┏━━

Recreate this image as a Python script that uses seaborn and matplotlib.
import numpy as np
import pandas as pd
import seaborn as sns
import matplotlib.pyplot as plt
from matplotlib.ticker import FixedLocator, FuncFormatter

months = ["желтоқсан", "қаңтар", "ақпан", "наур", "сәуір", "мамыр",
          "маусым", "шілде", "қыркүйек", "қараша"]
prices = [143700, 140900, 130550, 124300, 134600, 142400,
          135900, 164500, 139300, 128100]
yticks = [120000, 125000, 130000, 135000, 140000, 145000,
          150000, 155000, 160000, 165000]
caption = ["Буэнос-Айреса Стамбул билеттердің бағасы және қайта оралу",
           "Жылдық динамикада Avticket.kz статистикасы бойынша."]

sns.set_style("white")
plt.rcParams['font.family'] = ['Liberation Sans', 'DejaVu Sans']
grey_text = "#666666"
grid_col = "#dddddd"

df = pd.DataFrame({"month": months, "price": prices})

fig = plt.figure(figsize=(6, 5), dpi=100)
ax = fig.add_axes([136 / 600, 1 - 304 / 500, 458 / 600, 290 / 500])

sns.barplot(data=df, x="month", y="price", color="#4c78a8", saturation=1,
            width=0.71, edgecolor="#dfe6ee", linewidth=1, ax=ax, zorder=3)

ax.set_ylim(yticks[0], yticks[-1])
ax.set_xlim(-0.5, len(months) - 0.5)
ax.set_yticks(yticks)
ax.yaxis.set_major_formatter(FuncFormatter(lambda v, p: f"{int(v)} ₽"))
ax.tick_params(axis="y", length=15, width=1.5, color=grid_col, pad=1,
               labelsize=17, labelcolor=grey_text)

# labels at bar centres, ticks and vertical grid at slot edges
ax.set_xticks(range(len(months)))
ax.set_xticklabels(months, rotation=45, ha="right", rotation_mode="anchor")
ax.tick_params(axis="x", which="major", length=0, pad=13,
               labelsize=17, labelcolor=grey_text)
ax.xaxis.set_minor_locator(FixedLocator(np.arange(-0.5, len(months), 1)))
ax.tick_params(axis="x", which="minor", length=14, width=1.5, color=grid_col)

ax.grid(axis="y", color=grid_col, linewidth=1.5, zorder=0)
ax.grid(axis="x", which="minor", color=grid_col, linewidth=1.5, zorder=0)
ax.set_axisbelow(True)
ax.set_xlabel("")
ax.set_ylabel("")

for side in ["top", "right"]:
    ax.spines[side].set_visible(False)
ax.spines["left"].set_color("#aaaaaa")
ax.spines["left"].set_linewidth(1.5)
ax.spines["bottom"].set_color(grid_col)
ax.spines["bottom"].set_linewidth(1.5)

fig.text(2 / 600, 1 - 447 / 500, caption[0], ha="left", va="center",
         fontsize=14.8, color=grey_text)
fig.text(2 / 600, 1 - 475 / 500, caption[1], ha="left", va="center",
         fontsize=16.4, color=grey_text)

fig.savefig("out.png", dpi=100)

┗━━
┏━━

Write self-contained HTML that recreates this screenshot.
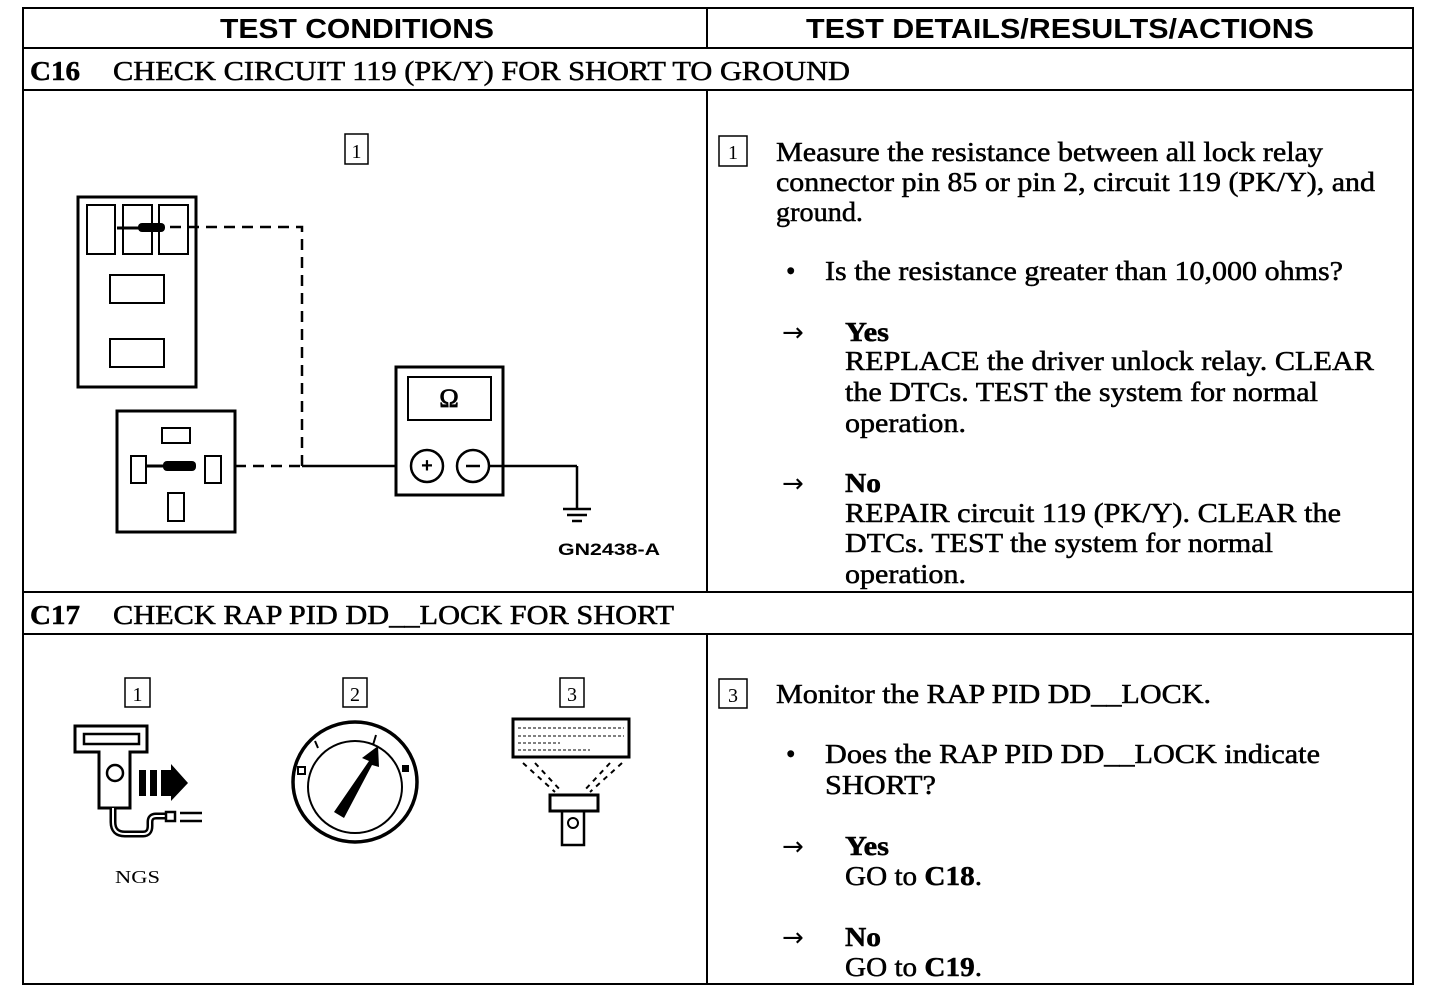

┗━━

• PROBLEM TO WORK ON
Above are the records. Copy the lines beginning at the one that has "Recreate this image" and ending with the one that has "linewidth=1, ax=ax, zorder=3)", unchanged.

• WRITTEN RESPONSE
Recreate this image as a Python script that uses seaborn and matplotlib.
import numpy as np
import pandas as pd
import seaborn as sns
import matplotlib.pyplot as plt
from matplotlib.ticker import FixedLocator, FuncFormatter

months = ["желтоқсан", "қаңтар", "ақпан", "наур", "сәуір", "мамыр",
          "маусым", "шілде", "қыркүйек", "қараша"]
prices = [143700, 140900, 130550, 124300, 134600, 142400,
          135900, 164500, 139300, 128100]
yticks = [120000, 125000, 130000, 135000, 140000, 145000,
          150000, 155000, 160000, 165000]
caption = ["Буэнос-Айреса Стамбул билеттердің бағасы және қайта оралу",
           "Жылдық динамикада Avticket.kz статистикасы бойынша."]

sns.set_style("white")
plt.rcParams['font.family'] = ['Liberation Sans', 'DejaVu Sans']
grey_text = "#666666"
grid_col = "#dddddd"

df = pd.DataFrame({"month": months, "price": prices})

fig = plt.figure(figsize=(6, 5), dpi=100)
ax = fig.add_axes([136 / 600, 1 - 304 / 500, 458 / 600, 290 / 500])

sns.barplot(data=df, x="month", y="price", color="#4c78a8", saturation=1,
            width=0.71, edgecolor="#dfe6ee", linewidth=1, ax=ax, zorder=3)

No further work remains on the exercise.